◆ Material provided ◆

-- START --

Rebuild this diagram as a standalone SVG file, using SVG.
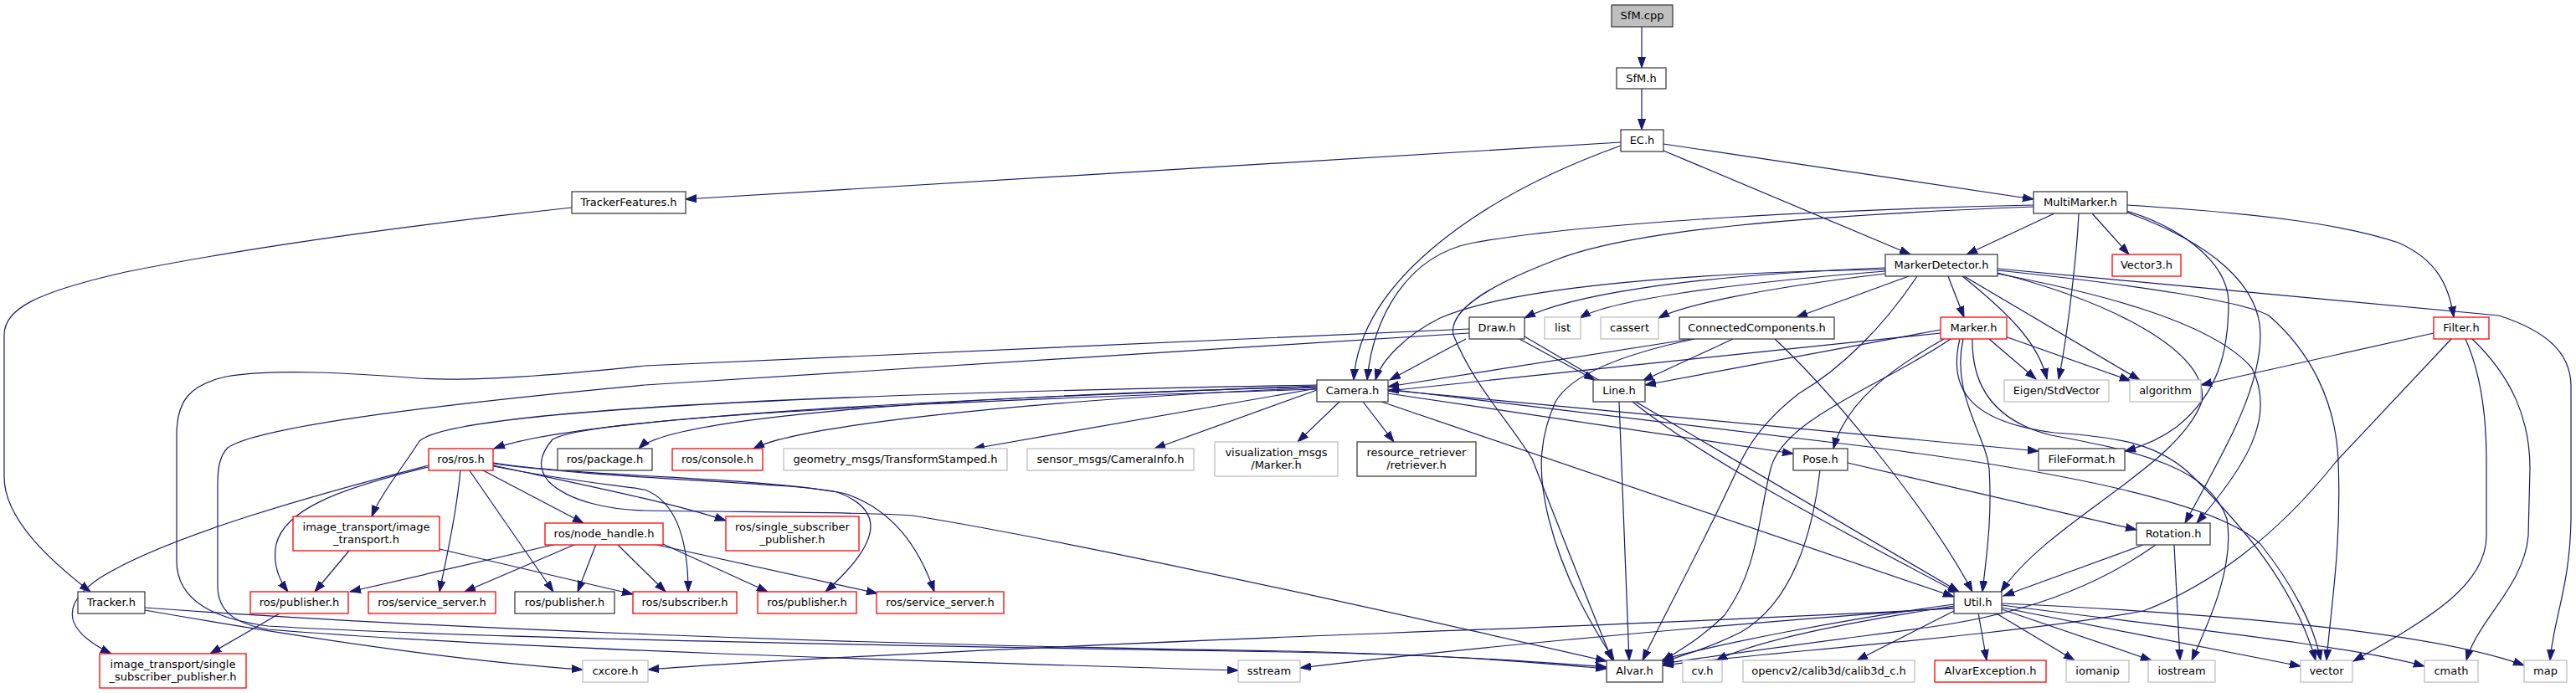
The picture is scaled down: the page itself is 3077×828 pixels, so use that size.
<svg xmlns="http://www.w3.org/2000/svg" width="3077" height="828" viewBox="0 0 3077 828">
<style>
.n rect{fill:#fff;stroke:#404040;stroke-width:1.3}
.r rect{fill:#fff;stroke:#ff0000;stroke-width:1.3}
.g rect{fill:#fff;stroke:#bfbfbf;stroke-width:1.3}
.s rect{fill:#bfbfbf;stroke:#404040;stroke-width:1.3}
text{font-family:"DejaVu Sans","Liberation Sans",sans-serif;font-size:13px;fill:#000;text-anchor:middle}
#edges path{fill:none;stroke:#191970;stroke-width:1.2;marker-end:url(#a)}
</style>
<defs>
<marker id="a" markerUnits="userSpaceOnUse" markerWidth="14" markerHeight="10" refX="13" refY="5" orient="auto">
<path d="M0,0.5 L13,5 L0,9.5 z" fill="#191970" stroke="#191970" stroke-width="1"/>
</marker>
</defs>
<rect width="3077" height="828" fill="#fff"/>
<g id="edges">
<path d="M1961,32 L1961,81"/>
<path d="M1961,106 L1961,155"/>
<path d="M1936,170 L819,238"/>
<path d="M1987,172 L2429,238"/>
<path d="M1987,180 L2282,304"/>
<path d="M1936,174 C1780,230 1625,330 1617,454"/>
<path d="M683,248 C500,268 300,295 150,325 C40,350 5,370 5,400 L5,570 C5,620 60,670 108,707"/>
<path d="M2454,255 L2349,304"/>
<path d="M2429,245 C2200,250 1900,265 1760,290 C1680,305 1640,380 1633,454"/>
<path d="M2429,247 C2150,258 1950,275 1860,310 C1780,340 1730,370 1736,400 C1760,460 1800,500 1830,548 C1870,650 1905,740 1926,789"/>
<path d="M2499,255 L2543,304"/>
<path d="M2483,255 C2481,300 2470,400 2459,453"/>
<path d="M2541,245 C2700,255 2800,268 2865,290 C2910,310 2925,340 2931,379"/>
<path d="M2540,252 C2600,270 2660,310 2662,360 C2662,420 2650,470 2600,510 C2580,525 2560,533 2538,539"/>
<path d="M2541,254 C2640,290 2700,340 2700,400 C2700,470 2650,550 2610,625"/>
<path d="M2252,320 C2000,330 1870,355 1821,380"/>
<path d="M2252,324 C2050,340 1920,360 1887,380"/>
<path d="M2252,327 C2100,345 2010,365 1981,380"/>
<path d="M2280,330 L2146,379"/>
<path d="M2327,330 L2346,379"/>
<path d="M2252,322 C2000,326 1800,345 1720,380 C1680,400 1650,430 1643,454"/>
<path d="M2344,330 C2400,375 2435,410 2445,453"/>
<path d="M2346,330 L2556,454"/>
<path d="M2290,330 C2250,390 2200,440 2149,470 C2110,500 2090,530 2080,550 C2040,640 1990,730 1962,789"/>
<path d="M2386,326 C2520,360 2640,420 2630,480 C2600,560 2450,620 2390,707"/>
<path d="M2386,327 C2480,345 2640,380 2690,440 C2720,500 2680,560 2624,625"/>
<path d="M2386,323 C2550,340 2680,360 2710,377 C2760,420 2790,480 2793,550 C2797,650 2785,720 2779,789"/>
<path d="M2386,321 L2985,377 C3040,395 3070,420 3071,460 L3071,620 C3070,700 3050,740 3046,789"/>
<path d="M1751,405 L1660,454"/>
<path d="M1815,405 L1905,454"/>
<path d="M1821,402 L2340,707"/>
<path d="M1755,393 L770,437 C650,450 560,456 500,452 C420,446 330,440 270,450 C225,460 211,480 211,520 L211,670 C211,720 260,740 320,748 C600,765 1300,775 1540,779 C1750,783 1850,792 1919,797"/>
<path d="M1755,398 L770,460 C450,490 300,515 272,535 C262,545 260,560 260,580 L260,700 C260,730 280,745 320,752 C600,775 1100,790 1479,801"/>
<path d="M2020,405 L1658,462"/>
<path d="M2070,405 L1962,455"/>
<path d="M2024,405 C1930,425 1875,450 1858,480 C1840,520 1835,560 1850,620 C1870,700 1910,760 1928,789"/>
<path d="M2120,405 C2200,480 2310,620 2356,707"/>
<path d="M2318,398 L1658,467"/>
<path d="M2318,394 L1965,460"/>
<path d="M2376,405 L2432,453"/>
<path d="M2395,402 L2545,455"/>
<path d="M2322,405 C2260,440 2205,480 2190,536"/>
<path d="M2330,405 C2250,460 2130,500 2115,560 C2100,620 2100,680 2060,735 C2030,765 2000,780 1986,790"/>
<path d="M2345,405 C2330,470 2372,520 2376,560 C2380,620 2372,670 2368,707"/>
<path d="M2356,405 C2355,470 2390,505 2450,520 C2560,540 2640,560 2660,620 C2670,680 2635,750 2618,789"/>
<path d="M2341,405 C2325,470 2360,505 2454,517 C2530,522 2580,530 2620,570 C2680,630 2740,700 2766,789"/>
<path d="M1573,461 C1200,475 700,495 590,536"/>
<path d="M1573,462 C1100,475 800,500 763,536"/>
<path d="M1573,463 C1200,480 950,510 900,536"/>
<path d="M1573,464 L1163,536"/>
<path d="M1573,466 L1379,536"/>
<path d="M1600,480 L1550,528"/>
<path d="M1628,480 L1665,528"/>
<path d="M1573,460 C1000,470 540,490 501,527 C480,560 455,590 444,617"/>
<path d="M1573,465 C1100,480 700,500 660,525 C643,545 643,560 655,575 C680,600 730,609 770,610 C900,612 1050,612 1090,616 C1300,650 1700,740 1919,790"/>
<path d="M1658,470 L2142,542"/>
<path d="M1658,466 L2435,539"/>
<path d="M1650,480 L2334,713"/>
<path d="M1658,465 L2200,530 C2450,560 2650,600 2700,650 C2740,700 2765,750 2772,789"/>
<path d="M512,556 C380,590 200,640 120,690 C60,730 90,760 133,781"/>
<path d="M512,558 C400,585 340,610 330,650 C325,675 335,695 344,707"/>
<path d="M550,561 C545,620 530,680 525,707"/>
<path d="M560,561 L661,707"/>
<path d="M575,561 L697,625"/>
<path d="M589,556 C700,580 800,600 867,622"/>
<path d="M589,557 C680,575 740,580 770,585 C810,600 822,650 822,707"/>
<path d="M589,553 C700,570 900,570 1000,588 C1060,610 1050,650 986,707"/>
<path d="M589,554 C750,575 950,575 1010,590 C1070,610 1100,660 1116,707"/>
<path d="M417,658 L376,707"/>
<path d="M525,656 L756,710"/>
<path d="M665,650 L418,707"/>
<path d="M688,650 L555,707"/>
<path d="M712,650 L690,707"/>
<path d="M737,650 L795,707"/>
<path d="M792,650 L917,707"/>
<path d="M780,650 L1048,709"/>
<path d="M334,733 L251,781"/>
<path d="M173,729 C350,760 550,790 696,800"/>
<path d="M173,726 C500,750 1000,770 1540,778 C1750,783 1850,793 1919,799"/>
<path d="M2207,553 L2552,633"/>
<path d="M2174,561 C2165,640 2140,720 2080,755 C2040,775 2010,783 1986,791"/>
<path d="M2907,398 L2629,460"/>
<path d="M2928,405 L2790,552 C2720,640 2640,700 2560,730 C2400,760 2100,780 1986,795"/>
<path d="M2945,405 C2965,450 2970,500 2970,550 L2970,640 C2970,700 2900,740 2811,790"/>
<path d="M2953,405 C3000,450 3022,500 3022,560 L3020,640 C3015,700 2960,740 2946,789"/>
<path d="M2560,651 L2393,712"/>
<path d="M2575,651 C2520,690 2440,730 2307,749 C2150,770 2050,783 1986,793"/>
<path d="M2597,651 L2604,789"/>
<path d="M1934,480 L1946,789"/>
<path d="M1950,480 C2050,560 2250,660 2340,709"/>
<path d="M2334,722 C2200,740 2050,770 1986,788"/>
<path d="M2334,724 C2200,745 2100,765 2050,789"/>
<path d="M2334,730 L2218,789"/>
<path d="M2334,727 C2000,745 1600,758 1540,761 C1200,775 900,790 774,800"/>
<path d="M2334,726 C2000,750 1700,780 1553,798"/>
<path d="M2363,732 L2373,789"/>
<path d="M2383,732 L2478,789"/>
<path d="M2391,728 L2570,789"/>
<path d="M2391,726 L2748,796"/>
<path d="M2391,723 C2600,750 2800,770 2896,796"/>
<path d="M2391,721 C2700,735 2920,760 3015,795"/>
</g>
<g id="n_sfmcpp" class="s"><rect x="1925" y="6" width="73" height="26"/><text x="1961.5" y="22.5">SfM.cpp</text></g>
<g id="n_sfmh" class="n"><rect x="1931" y="81" width="59" height="25"/><text x="1960.5" y="97.5">SfM.h</text></g>
<g id="n_ech" class="n"><rect x="1936" y="155" width="51" height="26"/><text x="1961.5" y="171.5">EC.h</text></g>
<g id="n_trackerfeatures" class="n"><rect x="683" y="229" width="136" height="26"/><text x="751" y="245.5">TrackerFeatures.h</text></g>
<g id="n_multimarker" class="n"><rect x="2429" y="229" width="112" height="26"/><text x="2485" y="245.5">MultiMarker.h</text></g>
<g id="n_markerdetector" class="n"><rect x="2252" y="304" width="134" height="26"/><text x="2319" y="320.5">MarkerDetector.h</text></g>
<g id="n_vector3" class="r"><rect x="2523" y="304" width="82" height="26"/><text x="2564" y="320.5">Vector3.h</text></g>
<g id="n_draw" class="n"><rect x="1755" y="379" width="66" height="26"/><text x="1788" y="395.5">Draw.h</text></g>
<g id="n_list" class="g"><rect x="1845" y="379" width="43" height="26"/><text x="1866.5" y="395.5">list</text></g>
<g id="n_cassert" class="g"><rect x="1912" y="379" width="69" height="26"/><text x="1946.5" y="395.5">cassert</text></g>
<g id="n_cc" class="n"><rect x="2006" y="379" width="185" height="26"/><text x="2098.5" y="395.5">ConnectedComponents.h</text></g>
<g id="n_marker" class="r"><rect x="2318" y="379" width="79" height="26"/><text x="2357.5" y="395.5">Marker.h</text></g>
<g id="n_filter" class="r"><rect x="2907" y="379" width="66" height="26"/><text x="2940" y="395.5">Filter.h</text></g>
<g id="n_camera" class="n"><rect x="1573" y="454" width="85" height="26"/><text x="1615.5" y="470.5">Camera.h</text></g>
<g id="n_line" class="n"><rect x="1903" y="454" width="62" height="26"/><text x="1934" y="470.5">Line.h</text></g>
<g id="n_eigen" class="g"><rect x="2394" y="454" width="125" height="26"/><text x="2456.5" y="470.5">Eigen/StdVector</text></g>
<g id="n_algorithm" class="g"><rect x="2544" y="454" width="85" height="26"/><text x="2586.5" y="470.5">algorithm</text></g>
<g id="n_rosros" class="r"><rect x="512" y="536" width="77" height="26"/><text x="550.5" y="552.5">ros/ros.h</text></g>
<g id="n_rospackage" class="n"><rect x="666" y="536" width="113" height="26"/><text x="722.5" y="552.5">ros/package.h</text></g>
<g id="n_rosconsole" class="r"><rect x="803" y="536" width="108" height="26"/><text x="857" y="552.5">ros/console.h</text></g>
<g id="n_geometry" class="g"><rect x="936" y="536" width="267" height="26"/><text x="1069.5" y="552.5">geometry_msgs/TransformStamped.h</text></g>
<g id="n_sensor" class="g"><rect x="1227" y="536" width="199" height="26"/><text x="1326.5" y="552.5">sensor_msgs/CameraInfo.h</text></g>
<g id="n_vis" class="g"><rect x="1451" y="528" width="147" height="41"/><text x="1524.5" y="545">visualization_msgs</text><text x="1524.5" y="560">/Marker.h</text></g>
<g id="n_resource" class="n"><rect x="1621" y="528" width="142" height="41"/><text x="1692" y="545">resource_retriever</text><text x="1692" y="560">/retriever.h</text></g>
<g id="n_pose" class="n"><rect x="2142" y="536" width="65" height="26"/><text x="2174.5" y="552.5">Pose.h</text></g>
<g id="n_fileformat" class="n"><rect x="2435" y="536" width="103" height="26"/><text x="2486.5" y="552.5">FileFormat.h</text></g>
<g id="n_imagetransport" class="r"><rect x="350" y="617" width="175" height="41"/><text x="437.5" y="634">image_transport/image</text><text x="437.5" y="649">_transport.h</text></g>
<g id="n_nodehandle" class="r"><rect x="651" y="625" width="141" height="26"/><text x="721.5" y="641.5">ros/node_handle.h</text></g>
<g id="n_rossinglesub" class="r"><rect x="867" y="617" width="159" height="41"/><text x="946.5" y="634">ros/single_subscriber</text><text x="946.5" y="649">_publisher.h</text></g>
<g id="n_rotation" class="n"><rect x="2552" y="625" width="88" height="26"/><text x="2596" y="641.5">Rotation.h</text></g>
<g id="n_tracker" class="n"><rect x="93" y="707" width="80" height="26"/><text x="133" y="723.5">Tracker.h</text></g>
<g id="n_pub1" class="r"><rect x="299" y="707" width="117" height="26"/><text x="357.5" y="723.5">ros/publisher.h</text></g>
<g id="n_srv1" class="r"><rect x="440" y="707" width="152" height="26"/><text x="516" y="723.5">ros/service_server.h</text></g>
<g id="n_pub2" class="n"><rect x="615" y="707" width="119" height="26"/><text x="674.5" y="723.5">ros/publisher.h</text></g>
<g id="n_sub" class="r"><rect x="756" y="707" width="124" height="26"/><text x="818" y="723.5">ros/subscriber.h</text></g>
<g id="n_pub3" class="r"><rect x="905" y="707" width="118" height="26"/><text x="964" y="723.5">ros/publisher.h</text></g>
<g id="n_srv2" class="r"><rect x="1047" y="707" width="152" height="26"/><text x="1123" y="723.5">ros/service_server.h</text></g>
<g id="n_util" class="n"><rect x="2334" y="707" width="57" height="26"/><text x="2362.5" y="723.5">Util.h</text></g>
<g id="n_itsingle" class="r"><rect x="119" y="781" width="175" height="41"/><text x="206.5" y="798">image_transport/single</text><text x="206.5" y="813">_subscriber_publisher.h</text></g>
<g id="n_cxcore" class="g"><rect x="696" y="789" width="78" height="26"/><text x="735" y="805.5">cxcore.h</text></g>
<g id="n_sstream" class="g"><rect x="1479" y="789" width="74" height="26"/><text x="1516" y="805.5">sstream</text></g>
<g id="n_alvar" class="n"><rect x="1919" y="789" width="67" height="26"/><text x="1952.5" y="805.5">Alvar.h</text></g>
<g id="n_cv" class="g"><rect x="2010" y="789" width="47" height="26"/><text x="2033.5" y="805.5">cv.h</text></g>
<g id="n_calib3d" class="g"><rect x="2082" y="789" width="205" height="26"/><text x="2184.5" y="805.5">opencv2/calib3d/calib3d_c.h</text></g>
<g id="n_alvarexception" class="r"><rect x="2311" y="789" width="133" height="26"/><text x="2377.5" y="805.5">AlvarException.h</text></g>
<g id="n_iomanip" class="g"><rect x="2468" y="789" width="75" height="26"/><text x="2505.5" y="805.5">iomanip</text></g>
<g id="n_iostream" class="g"><rect x="2566" y="789" width="80" height="26"/><text x="2606" y="805.5">iostream</text></g>
<g id="n_vector" class="g"><rect x="2748" y="789" width="62" height="26"/><text x="2779" y="805.5">vector</text></g>
<g id="n_cmath" class="g"><rect x="2896" y="789" width="64" height="26"/><text x="2928" y="805.5">cmath</text></g>
<g id="n_map" class="g"><rect x="3015" y="789" width="51" height="26"/><text x="3040.5" y="805.5">map</text></g>
</svg>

-- END --

Copy out every line with the word "size".

The picture is scaled down: the page itself is 3077×828 pixels, so use that size.
text{font-family:"DejaVu Sans","Liberation Sans",sans-serif;font-size:13px;fill:#000;text-anchor:middle}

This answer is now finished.